I love hiking because it forces me to disconnect.
So many of the trails I hike are out of cell phone service and even if they aren’t, I throw my phone on airplane mode. Working in news I’m constantly connected, both on social media and to media in general.
It gets overwhelming and draining, especially for someone as sensitive as me so I have to disconnect. Those couple of hours knowing I have no responsibilities other than to enjoy the path in front of me are incredibly freeing.
love hiking because it makes me feel my body.
I love when I feel the power behind my legs, the rocks underneath my feet, I even love when I feel that familiar burn in my lungs up the steep parts. Lately I’ve been feeling more grateful for my body, imperfections and all, and the places it allows me to go.
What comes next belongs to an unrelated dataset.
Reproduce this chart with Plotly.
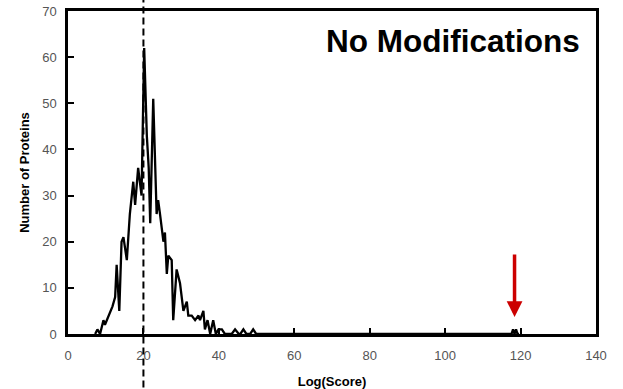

I love hiking because it makes me feel small.
The mountains I climb have been here for thousands, if not millions of years before me and they’ll likely be here for thousands of years after. Where I was hiking in Boulder this morning used to be an ocean millions of years ago. Hiking in Ouray this summer I saw a geologic marker that indicated a billion year gap between oceans.
I love hiking because it’s free.
For the most part… yes, sometimes there are fees for parking or for National or State Parks; yes, you need shoes on your feet and the right gear can be nice. But I love that I can pick up a friend, go walk through the mountains for a few hours and it costs us almost nothing. So many outdoor sports require expensive equipment, but hiking takes away that barrier making it much more accessible.
love hiking because it helps my mental health.
I’ve been fairly open talking about my anxiety here and hiking has been a huge help in managing my anxious thoughts and feelings. Everything I just mentioned plays a big role is calming down my brain, forcing me to breathe, to disconnect, to feel my body and to stay present. My therapist would probably say that’s mindfulness. Either way, it’s one of my many coping mechanisms and when I’m feeling especially anxious, I head to the trail. It’s a different form of therapy for me.